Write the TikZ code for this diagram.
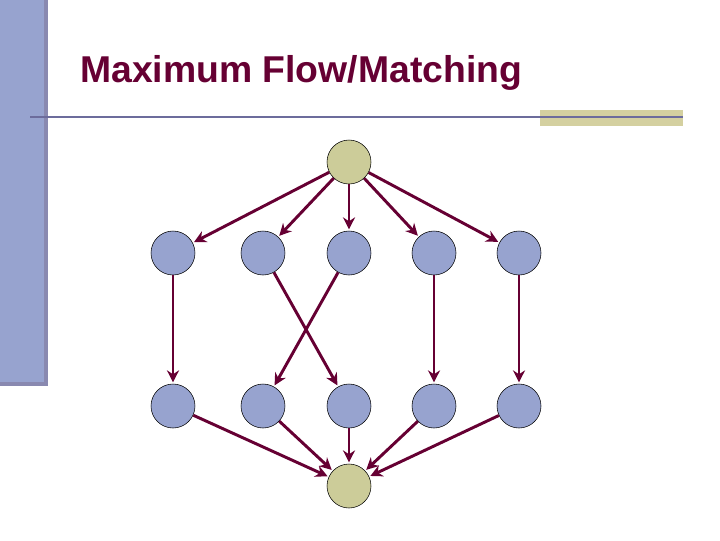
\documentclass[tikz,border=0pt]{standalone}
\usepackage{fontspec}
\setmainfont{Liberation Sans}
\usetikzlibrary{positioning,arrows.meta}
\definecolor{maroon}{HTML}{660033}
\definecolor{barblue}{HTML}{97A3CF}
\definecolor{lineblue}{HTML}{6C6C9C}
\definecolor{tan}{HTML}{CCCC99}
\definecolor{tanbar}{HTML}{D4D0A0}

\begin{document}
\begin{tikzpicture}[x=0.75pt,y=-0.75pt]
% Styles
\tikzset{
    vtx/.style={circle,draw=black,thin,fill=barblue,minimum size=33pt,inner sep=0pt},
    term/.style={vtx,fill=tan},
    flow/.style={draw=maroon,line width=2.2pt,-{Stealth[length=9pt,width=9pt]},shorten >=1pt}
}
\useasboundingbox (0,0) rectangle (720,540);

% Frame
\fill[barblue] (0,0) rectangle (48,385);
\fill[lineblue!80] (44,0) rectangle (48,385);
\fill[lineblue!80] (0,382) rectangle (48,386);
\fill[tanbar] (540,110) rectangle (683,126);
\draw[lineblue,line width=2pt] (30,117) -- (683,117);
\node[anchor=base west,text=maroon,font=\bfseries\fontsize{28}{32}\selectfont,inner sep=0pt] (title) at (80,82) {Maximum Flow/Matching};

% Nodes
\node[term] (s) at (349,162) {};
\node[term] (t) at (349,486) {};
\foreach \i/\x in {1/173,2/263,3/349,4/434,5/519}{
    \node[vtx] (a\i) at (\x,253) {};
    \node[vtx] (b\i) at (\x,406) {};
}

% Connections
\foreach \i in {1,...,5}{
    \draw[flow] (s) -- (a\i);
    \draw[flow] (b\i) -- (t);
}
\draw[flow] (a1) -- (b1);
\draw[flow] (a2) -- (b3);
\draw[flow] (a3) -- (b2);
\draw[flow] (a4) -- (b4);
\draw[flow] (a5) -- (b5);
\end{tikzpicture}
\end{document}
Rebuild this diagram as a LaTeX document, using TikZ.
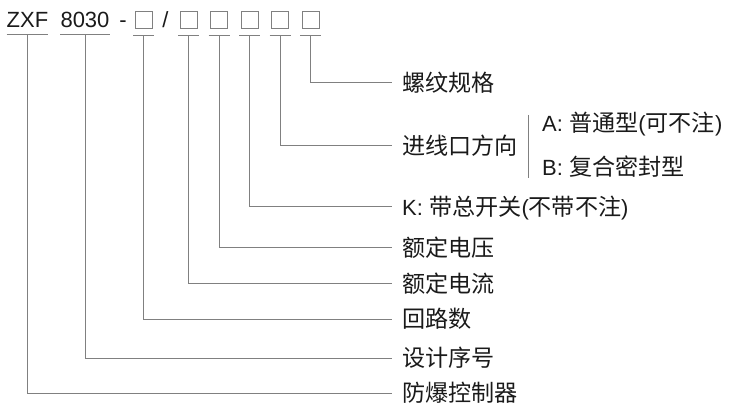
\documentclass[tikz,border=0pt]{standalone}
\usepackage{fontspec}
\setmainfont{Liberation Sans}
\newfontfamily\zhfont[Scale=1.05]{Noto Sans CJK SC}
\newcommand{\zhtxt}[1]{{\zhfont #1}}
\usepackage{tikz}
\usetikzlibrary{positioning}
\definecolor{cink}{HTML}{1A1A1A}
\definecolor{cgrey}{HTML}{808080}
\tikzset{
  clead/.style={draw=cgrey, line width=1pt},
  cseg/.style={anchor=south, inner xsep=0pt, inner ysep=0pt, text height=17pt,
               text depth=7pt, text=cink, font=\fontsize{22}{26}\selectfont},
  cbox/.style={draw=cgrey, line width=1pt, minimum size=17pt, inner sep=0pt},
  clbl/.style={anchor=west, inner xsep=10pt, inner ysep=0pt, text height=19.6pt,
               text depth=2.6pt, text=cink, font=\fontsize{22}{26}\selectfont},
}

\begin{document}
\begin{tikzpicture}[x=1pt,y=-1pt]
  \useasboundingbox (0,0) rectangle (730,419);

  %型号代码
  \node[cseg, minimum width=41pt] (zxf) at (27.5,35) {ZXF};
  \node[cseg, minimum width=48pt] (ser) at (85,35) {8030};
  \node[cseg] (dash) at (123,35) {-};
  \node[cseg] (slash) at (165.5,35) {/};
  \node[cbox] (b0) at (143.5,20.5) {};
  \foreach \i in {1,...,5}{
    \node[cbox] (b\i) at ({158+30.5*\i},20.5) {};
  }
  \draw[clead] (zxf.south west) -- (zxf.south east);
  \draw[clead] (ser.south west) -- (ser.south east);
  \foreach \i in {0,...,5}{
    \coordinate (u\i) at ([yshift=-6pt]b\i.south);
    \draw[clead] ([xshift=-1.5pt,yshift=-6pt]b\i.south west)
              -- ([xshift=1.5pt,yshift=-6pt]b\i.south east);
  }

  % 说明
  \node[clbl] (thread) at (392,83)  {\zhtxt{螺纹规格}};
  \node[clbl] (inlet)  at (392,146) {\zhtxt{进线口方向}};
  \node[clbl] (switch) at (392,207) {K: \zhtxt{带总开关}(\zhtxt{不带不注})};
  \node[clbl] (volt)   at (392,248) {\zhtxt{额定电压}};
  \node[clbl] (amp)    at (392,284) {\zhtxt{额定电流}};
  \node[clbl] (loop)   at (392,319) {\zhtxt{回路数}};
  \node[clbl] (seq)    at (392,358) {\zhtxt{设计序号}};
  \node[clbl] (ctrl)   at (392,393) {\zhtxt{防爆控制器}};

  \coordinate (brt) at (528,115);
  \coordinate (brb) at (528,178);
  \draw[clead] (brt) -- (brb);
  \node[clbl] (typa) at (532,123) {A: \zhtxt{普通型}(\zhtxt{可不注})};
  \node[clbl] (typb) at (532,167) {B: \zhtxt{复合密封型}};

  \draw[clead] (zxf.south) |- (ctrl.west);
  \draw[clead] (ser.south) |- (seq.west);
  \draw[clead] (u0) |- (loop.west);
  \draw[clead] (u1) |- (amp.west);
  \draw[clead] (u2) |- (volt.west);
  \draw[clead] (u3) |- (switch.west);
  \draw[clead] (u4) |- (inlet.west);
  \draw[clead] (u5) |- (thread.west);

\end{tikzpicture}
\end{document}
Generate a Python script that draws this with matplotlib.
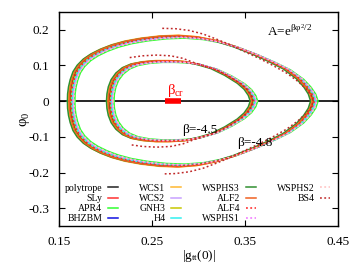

━━━━━━━━━━━━━━━━━━━━

§ WHAT YOU WILL DO:
Every entry should be returned exactly as written, minus the pictures.

§ WRITTEN REPLY:
Write the TikZ code for this diagram.
\documentclass[tikz,border=0pt]{standalone}
\usepackage{fontspec}
\setmainfont{Liberation Sans}
\usetikzlibrary{positioning,arrows.meta}
\definecolor{maroon}{HTML}{660033}
\definecolor{barblue}{HTML}{97A3CF}
\definecolor{lineblue}{HTML}{6C6C9C}
\definecolor{tan}{HTML}{CCCC99}
\definecolor{tanbar}{HTML}{D4D0A0}

\begin{document}
\begin{tikzpicture}[x=0.75pt,y=-0.75pt]
% Styles
\tikzset{
    vtx/.style={circle,draw=black,thin,fill=barblue,minimum size=33pt,inner sep=0pt},
    term/.style={vtx,fill=tan},
    flow/.style={draw=maroon,line width=2.2pt,-{Stealth[length=9pt,width=9pt]},shorten >=1pt}
}
\useasboundingbox (0,0) rectangle (720,540);

% Frame
\fill[barblue] (0,0) rectangle (48,385);
\fill[lineblue!80] (44,0) rectangle (48,385);
\fill[lineblue!80] (0,382) rectangle (48,386);
\fill[tanbar] (540,110) rectangle (683,126);
\draw[lineblue,line width=2pt] (30,117) -- (683,117);
\node[anchor=base west,text=maroon,font=\bfseries\fontsize{28}{32}\selectfont,inner sep=0pt] (title) at (80,82) {Maximum Flow/Matching};

% Nodes
\node[term] (s) at (349,162) {};
\node[term] (t) at (349,486) {};
\foreach \i/\x in {1/173,2/263,3/349,4/434,5/519}{
    \node[vtx] (a\i) at (\x,253) {};
    \node[vtx] (b\i) at (\x,406) {};
}

% Connections
\foreach \i in {1,...,5}{
    \draw[flow] (s) -- (a\i);
    \draw[flow] (b\i) -- (t);
}
\draw[flow] (a1) -- (b1);
\draw[flow] (a2) -- (b3);
\draw[flow] (a3) -- (b2);
\draw[flow] (a4) -- (b4);
\draw[flow] (a5) -- (b5);
\end{tikzpicture}
\end{document}
Rebuild this diagram as a LaTeX document, using TikZ.
\documentclass[tikz,border=0pt]{standalone}
\usepackage{fontspec}
\setmainfont{Liberation Sans}
\newfontfamily\zhfont[Scale=1.05]{Noto Sans CJK SC}
\newcommand{\zhtxt}[1]{{\zhfont #1}}
\usepackage{tikz}
\usetikzlibrary{positioning}
\definecolor{cink}{HTML}{1A1A1A}
\definecolor{cgrey}{HTML}{808080}
\tikzset{
  clead/.style={draw=cgrey, line width=1pt},
  cseg/.style={anchor=south, inner xsep=0pt, inner ysep=0pt, text height=17pt,
               text depth=7pt, text=cink, font=\fontsize{22}{26}\selectfont},
  cbox/.style={draw=cgrey, line width=1pt, minimum size=17pt, inner sep=0pt},
  clbl/.style={anchor=west, inner xsep=10pt, inner ysep=0pt, text height=19.6pt,
               text depth=2.6pt, text=cink, font=\fontsize{22}{26}\selectfont},
}

\begin{document}
\begin{tikzpicture}[x=1pt,y=-1pt]
  \useasboundingbox (0,0) rectangle (730,419);

  %型号代码
  \node[cseg, minimum width=41pt] (zxf) at (27.5,35) {ZXF};
  \node[cseg, minimum width=48pt] (ser) at (85,35) {8030};
  \node[cseg] (dash) at (123,35) {-};
  \node[cseg] (slash) at (165.5,35) {/};
  \node[cbox] (b0) at (143.5,20.5) {};
  \foreach \i in {1,...,5}{
    \node[cbox] (b\i) at ({158+30.5*\i},20.5) {};
  }
  \draw[clead] (zxf.south west) -- (zxf.south east);
  \draw[clead] (ser.south west) -- (ser.south east);
  \foreach \i in {0,...,5}{
    \coordinate (u\i) at ([yshift=-6pt]b\i.south);
    \draw[clead] ([xshift=-1.5pt,yshift=-6pt]b\i.south west)
              -- ([xshift=1.5pt,yshift=-6pt]b\i.south east);
  }

  % 说明
  \node[clbl] (thread) at (392,83)  {\zhtxt{螺纹规格}};
  \node[clbl] (inlet)  at (392,146) {\zhtxt{进线口方向}};
  \node[clbl] (switch) at (392,207) {K: \zhtxt{带总开关}(\zhtxt{不带不注})};
  \node[clbl] (volt)   at (392,248) {\zhtxt{额定电压}};
  \node[clbl] (amp)    at (392,284) {\zhtxt{额定电流}};
  \node[clbl] (loop)   at (392,319) {\zhtxt{回路数}};
  \node[clbl] (seq)    at (392,358) {\zhtxt{设计序号}};
  \node[clbl] (ctrl)   at (392,393) {\zhtxt{防爆控制器}};

  \coordinate (brt) at (528,115);
  \coordinate (brb) at (528,178);
  \draw[clead] (brt) -- (brb);
  \node[clbl] (typa) at (532,123) {A: \zhtxt{普通型}(\zhtxt{可不注})};
  \node[clbl] (typb) at (532,167) {B: \zhtxt{复合密封型}};

  \draw[clead] (zxf.south) |- (ctrl.west);
  \draw[clead] (ser.south) |- (seq.west);
  \draw[clead] (u0) |- (loop.west);
  \draw[clead] (u1) |- (amp.west);
  \draw[clead] (u2) |- (volt.west);
  \draw[clead] (u3) |- (switch.west);
  \draw[clead] (u4) |- (inlet.west);
  \draw[clead] (u5) |- (thread.west);

\end{tikzpicture}
\end{document}
Generate a Python script that draws this with matplotlib.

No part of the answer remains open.